When I first started this weight-loss program, my mother, who lives in Philadelphia, came to Chicago to help me pack for a move. It turned out to be a real turning point in our relationship.
Mom and I were cleaning the walk-in closet in my bedroom. Over the years, I’d kept her out of there, ashamed that it was full of so m any sizes. I didn’t want to admit to her that I had a problem. She had spent the bulk of my life scrutinizing my weight, appearance and eating habits, which made me feel bad about myself. I had held onto those feelings all my life.
I didn’t want her to see all the size 8, 10 and 12 clothes that I couldn’t fit into. I didn’t want her to comment on the fact that I had enough elastic in my closet to supply Haines for an entire decade. I didn’t want her to know that she was right: Being overweight was a burden passed down to me that I needed to confront. For me, buying clothes that fit was expensive, degrading and uncontrollable.
Until that day, when I literally came out of the closet – and cam clean with all of my cotton, silk and wool skeletons. I sat on the floor, holding open a trash bag while my mother tossed in items, thinking to myself, “Go ahead, Mom. Get a good look. Let me have it.”
She said nothing.
I don’t know if it was because she knew I felt I was under the gun to lose weight for this column, but she acted as casual as if we were looking for ribbons at the dollar store. I thought to myself, “No, this is disingenuous. Something’s got to give.” So I did.
I gave her a black sweater, a silk shirt, and a few shirts that were too small for me, but too stylish and well crafted to give away to a stranger. She tried them on and liked them, conflicted. I could see it in her furrowed face – the thrill of something new and the painful realization that they were the hand-me-downs of her overweight daughter.
She kept asking, “Are you sure you don’t want this? I know you’ll be able to wear it at some point.”
“No, Mother,” I said. “You take it. If I want it back, I’ll ask.”
I smiled calmly, knowing that we were OK. We were on our way toward a dialogue and healing the scars of the past that, until now, lay between us like 10 white elephants.
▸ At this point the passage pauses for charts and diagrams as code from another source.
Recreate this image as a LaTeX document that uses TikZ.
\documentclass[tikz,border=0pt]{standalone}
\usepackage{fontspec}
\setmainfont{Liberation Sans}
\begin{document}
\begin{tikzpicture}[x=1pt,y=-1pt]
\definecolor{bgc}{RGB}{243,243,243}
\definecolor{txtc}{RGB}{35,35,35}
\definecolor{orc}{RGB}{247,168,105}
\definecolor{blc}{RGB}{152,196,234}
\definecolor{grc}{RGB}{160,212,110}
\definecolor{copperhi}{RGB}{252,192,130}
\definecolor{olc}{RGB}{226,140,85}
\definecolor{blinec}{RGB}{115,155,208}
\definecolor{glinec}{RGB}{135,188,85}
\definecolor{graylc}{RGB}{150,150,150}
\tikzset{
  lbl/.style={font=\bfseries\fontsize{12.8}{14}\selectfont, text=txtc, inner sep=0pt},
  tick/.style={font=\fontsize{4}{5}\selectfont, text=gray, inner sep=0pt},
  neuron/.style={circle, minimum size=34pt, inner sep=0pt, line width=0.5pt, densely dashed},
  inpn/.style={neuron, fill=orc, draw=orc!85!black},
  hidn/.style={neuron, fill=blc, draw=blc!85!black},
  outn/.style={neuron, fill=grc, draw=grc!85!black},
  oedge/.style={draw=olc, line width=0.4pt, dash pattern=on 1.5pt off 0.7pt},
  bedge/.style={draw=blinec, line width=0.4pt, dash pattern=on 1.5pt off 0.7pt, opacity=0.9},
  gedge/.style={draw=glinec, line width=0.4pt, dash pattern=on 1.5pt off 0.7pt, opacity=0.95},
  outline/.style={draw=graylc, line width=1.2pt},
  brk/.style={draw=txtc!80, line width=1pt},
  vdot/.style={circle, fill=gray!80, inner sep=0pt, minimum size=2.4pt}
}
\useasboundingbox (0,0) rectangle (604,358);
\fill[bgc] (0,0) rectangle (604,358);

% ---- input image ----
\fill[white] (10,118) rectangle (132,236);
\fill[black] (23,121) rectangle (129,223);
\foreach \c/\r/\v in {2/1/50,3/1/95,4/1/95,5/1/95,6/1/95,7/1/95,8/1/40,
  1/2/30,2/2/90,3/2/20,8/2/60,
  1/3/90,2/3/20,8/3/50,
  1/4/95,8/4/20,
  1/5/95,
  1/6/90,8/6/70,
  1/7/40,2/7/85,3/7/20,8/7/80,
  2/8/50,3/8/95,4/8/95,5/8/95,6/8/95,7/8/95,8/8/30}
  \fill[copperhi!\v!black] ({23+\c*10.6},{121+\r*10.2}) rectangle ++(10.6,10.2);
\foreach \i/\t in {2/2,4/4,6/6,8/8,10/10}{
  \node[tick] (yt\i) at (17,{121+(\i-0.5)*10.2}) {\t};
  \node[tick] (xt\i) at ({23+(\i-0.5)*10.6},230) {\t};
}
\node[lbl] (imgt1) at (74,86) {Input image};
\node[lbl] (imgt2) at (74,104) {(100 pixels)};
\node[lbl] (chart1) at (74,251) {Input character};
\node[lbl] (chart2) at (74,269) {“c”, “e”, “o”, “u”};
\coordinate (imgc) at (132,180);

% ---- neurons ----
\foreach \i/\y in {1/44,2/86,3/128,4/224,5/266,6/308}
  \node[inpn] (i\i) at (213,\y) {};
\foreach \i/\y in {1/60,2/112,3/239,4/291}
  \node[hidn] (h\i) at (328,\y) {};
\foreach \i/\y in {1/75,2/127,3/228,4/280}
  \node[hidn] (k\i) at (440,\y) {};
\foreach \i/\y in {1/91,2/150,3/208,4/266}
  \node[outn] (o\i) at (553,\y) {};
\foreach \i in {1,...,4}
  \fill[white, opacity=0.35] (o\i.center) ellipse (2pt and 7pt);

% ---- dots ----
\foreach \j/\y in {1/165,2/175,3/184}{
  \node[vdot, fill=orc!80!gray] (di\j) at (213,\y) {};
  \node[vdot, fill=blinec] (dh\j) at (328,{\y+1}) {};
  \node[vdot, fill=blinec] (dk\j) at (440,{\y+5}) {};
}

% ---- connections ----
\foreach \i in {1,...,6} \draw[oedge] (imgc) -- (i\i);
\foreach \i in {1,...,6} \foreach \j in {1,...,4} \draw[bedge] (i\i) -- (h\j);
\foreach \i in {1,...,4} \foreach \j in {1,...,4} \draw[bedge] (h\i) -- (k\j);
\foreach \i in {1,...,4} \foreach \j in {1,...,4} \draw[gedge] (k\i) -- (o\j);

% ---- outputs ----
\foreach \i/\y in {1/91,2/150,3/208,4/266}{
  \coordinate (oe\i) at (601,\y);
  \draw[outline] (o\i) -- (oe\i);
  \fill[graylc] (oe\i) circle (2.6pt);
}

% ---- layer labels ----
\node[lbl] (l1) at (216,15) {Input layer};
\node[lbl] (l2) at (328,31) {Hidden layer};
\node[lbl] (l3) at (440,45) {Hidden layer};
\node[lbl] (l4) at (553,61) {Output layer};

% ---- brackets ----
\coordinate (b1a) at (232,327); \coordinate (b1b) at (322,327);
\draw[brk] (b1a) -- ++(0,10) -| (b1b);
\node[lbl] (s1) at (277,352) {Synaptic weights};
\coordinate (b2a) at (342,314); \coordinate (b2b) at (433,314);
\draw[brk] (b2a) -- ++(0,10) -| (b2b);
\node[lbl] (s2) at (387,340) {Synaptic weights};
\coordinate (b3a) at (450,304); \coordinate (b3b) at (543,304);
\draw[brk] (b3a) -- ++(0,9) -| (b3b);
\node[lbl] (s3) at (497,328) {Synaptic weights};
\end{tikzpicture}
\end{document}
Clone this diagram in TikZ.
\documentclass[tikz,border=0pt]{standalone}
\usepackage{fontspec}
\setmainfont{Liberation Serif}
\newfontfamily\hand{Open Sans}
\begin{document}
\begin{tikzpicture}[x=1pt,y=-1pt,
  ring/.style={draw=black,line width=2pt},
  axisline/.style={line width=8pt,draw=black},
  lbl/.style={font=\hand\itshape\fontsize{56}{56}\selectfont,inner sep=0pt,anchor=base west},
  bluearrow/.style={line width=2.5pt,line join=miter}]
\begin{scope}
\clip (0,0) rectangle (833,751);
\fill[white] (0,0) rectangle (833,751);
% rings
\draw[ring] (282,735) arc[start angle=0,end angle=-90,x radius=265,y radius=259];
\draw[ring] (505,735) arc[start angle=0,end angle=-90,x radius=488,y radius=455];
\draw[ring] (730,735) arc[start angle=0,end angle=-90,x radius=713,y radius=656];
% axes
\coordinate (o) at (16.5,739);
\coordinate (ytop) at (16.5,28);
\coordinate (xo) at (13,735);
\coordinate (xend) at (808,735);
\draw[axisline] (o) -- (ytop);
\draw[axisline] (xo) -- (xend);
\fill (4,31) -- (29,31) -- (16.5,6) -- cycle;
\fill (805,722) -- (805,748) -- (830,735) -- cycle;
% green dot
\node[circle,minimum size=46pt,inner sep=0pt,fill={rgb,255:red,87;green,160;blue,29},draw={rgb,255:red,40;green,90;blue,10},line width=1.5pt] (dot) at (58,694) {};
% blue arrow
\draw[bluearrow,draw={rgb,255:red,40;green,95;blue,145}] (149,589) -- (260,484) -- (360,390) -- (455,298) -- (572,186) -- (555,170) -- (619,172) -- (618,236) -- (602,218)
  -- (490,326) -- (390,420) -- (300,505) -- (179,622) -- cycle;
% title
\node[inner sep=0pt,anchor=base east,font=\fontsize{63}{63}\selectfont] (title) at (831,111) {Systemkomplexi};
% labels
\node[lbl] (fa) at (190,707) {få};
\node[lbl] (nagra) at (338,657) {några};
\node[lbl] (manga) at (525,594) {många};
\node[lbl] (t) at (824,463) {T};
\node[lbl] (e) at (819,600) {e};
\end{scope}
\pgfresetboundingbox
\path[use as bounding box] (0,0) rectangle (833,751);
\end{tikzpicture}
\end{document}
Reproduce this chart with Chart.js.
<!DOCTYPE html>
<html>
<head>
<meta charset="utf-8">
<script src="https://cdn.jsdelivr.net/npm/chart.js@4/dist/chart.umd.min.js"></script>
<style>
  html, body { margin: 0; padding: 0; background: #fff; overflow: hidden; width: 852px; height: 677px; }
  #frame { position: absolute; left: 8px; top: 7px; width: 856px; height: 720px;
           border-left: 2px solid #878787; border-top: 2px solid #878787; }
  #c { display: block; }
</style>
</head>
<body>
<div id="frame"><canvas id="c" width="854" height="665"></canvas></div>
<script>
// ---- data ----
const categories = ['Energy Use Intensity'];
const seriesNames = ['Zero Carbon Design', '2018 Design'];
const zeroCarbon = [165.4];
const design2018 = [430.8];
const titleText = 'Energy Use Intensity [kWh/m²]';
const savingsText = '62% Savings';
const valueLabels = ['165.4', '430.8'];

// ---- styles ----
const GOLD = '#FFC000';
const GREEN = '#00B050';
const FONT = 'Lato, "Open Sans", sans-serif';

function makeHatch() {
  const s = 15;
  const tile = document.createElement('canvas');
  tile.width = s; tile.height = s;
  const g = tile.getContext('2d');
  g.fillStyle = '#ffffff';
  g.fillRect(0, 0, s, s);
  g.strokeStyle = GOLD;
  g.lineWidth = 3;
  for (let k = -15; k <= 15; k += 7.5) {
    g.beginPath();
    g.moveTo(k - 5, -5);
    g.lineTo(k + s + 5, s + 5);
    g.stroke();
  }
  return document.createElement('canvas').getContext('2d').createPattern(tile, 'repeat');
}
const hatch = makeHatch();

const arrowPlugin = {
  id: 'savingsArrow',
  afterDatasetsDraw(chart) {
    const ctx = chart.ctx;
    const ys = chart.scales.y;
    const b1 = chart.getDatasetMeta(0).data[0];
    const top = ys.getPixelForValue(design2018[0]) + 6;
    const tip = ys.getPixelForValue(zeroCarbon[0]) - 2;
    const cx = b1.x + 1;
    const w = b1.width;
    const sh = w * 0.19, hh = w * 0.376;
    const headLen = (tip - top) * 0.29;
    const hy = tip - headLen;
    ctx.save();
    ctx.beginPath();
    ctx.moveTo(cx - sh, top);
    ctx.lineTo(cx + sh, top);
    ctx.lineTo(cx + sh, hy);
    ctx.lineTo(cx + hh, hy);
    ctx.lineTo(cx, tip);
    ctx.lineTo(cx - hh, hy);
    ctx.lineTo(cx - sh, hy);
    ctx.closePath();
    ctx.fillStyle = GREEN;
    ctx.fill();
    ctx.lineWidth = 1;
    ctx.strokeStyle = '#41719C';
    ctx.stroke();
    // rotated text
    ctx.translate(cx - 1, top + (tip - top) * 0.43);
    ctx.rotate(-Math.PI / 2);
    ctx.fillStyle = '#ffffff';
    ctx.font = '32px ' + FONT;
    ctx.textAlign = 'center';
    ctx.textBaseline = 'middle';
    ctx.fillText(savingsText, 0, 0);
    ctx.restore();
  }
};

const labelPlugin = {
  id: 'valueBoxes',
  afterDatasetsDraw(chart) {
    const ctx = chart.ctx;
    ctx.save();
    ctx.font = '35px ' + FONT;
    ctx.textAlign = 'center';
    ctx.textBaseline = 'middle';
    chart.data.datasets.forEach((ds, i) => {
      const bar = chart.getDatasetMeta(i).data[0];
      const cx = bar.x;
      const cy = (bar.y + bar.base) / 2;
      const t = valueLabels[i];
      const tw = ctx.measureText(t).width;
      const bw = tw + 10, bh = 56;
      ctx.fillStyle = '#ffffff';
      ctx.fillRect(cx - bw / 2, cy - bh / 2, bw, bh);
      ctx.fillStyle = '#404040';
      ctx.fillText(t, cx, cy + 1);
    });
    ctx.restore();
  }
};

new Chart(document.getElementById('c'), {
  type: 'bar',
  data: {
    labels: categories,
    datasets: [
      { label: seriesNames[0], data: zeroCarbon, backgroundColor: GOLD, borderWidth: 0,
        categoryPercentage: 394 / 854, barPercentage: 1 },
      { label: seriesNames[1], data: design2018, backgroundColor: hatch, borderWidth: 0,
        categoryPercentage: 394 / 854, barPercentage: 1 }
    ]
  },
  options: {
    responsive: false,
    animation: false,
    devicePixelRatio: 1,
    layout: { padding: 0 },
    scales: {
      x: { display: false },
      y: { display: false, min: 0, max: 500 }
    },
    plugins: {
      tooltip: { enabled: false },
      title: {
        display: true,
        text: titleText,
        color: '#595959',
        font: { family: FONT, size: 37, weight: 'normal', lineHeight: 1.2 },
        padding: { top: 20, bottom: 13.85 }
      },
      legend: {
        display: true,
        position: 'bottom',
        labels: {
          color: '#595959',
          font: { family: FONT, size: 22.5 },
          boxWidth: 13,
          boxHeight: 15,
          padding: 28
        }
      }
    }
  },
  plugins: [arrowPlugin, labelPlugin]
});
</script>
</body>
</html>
Later that day, over chicken, asparagus and slivers of corn bread at one of our favorite restaurants, we talked about the closet, the clothes and the Shape diary. While the conversation was sometimes superficial, the subtext was powerful. It reflected an understanding on both of our parts that still holds true today: Clothes don’t make the woman or her mother. What does is love, perseverance and forgiveness. For that, I am grateful.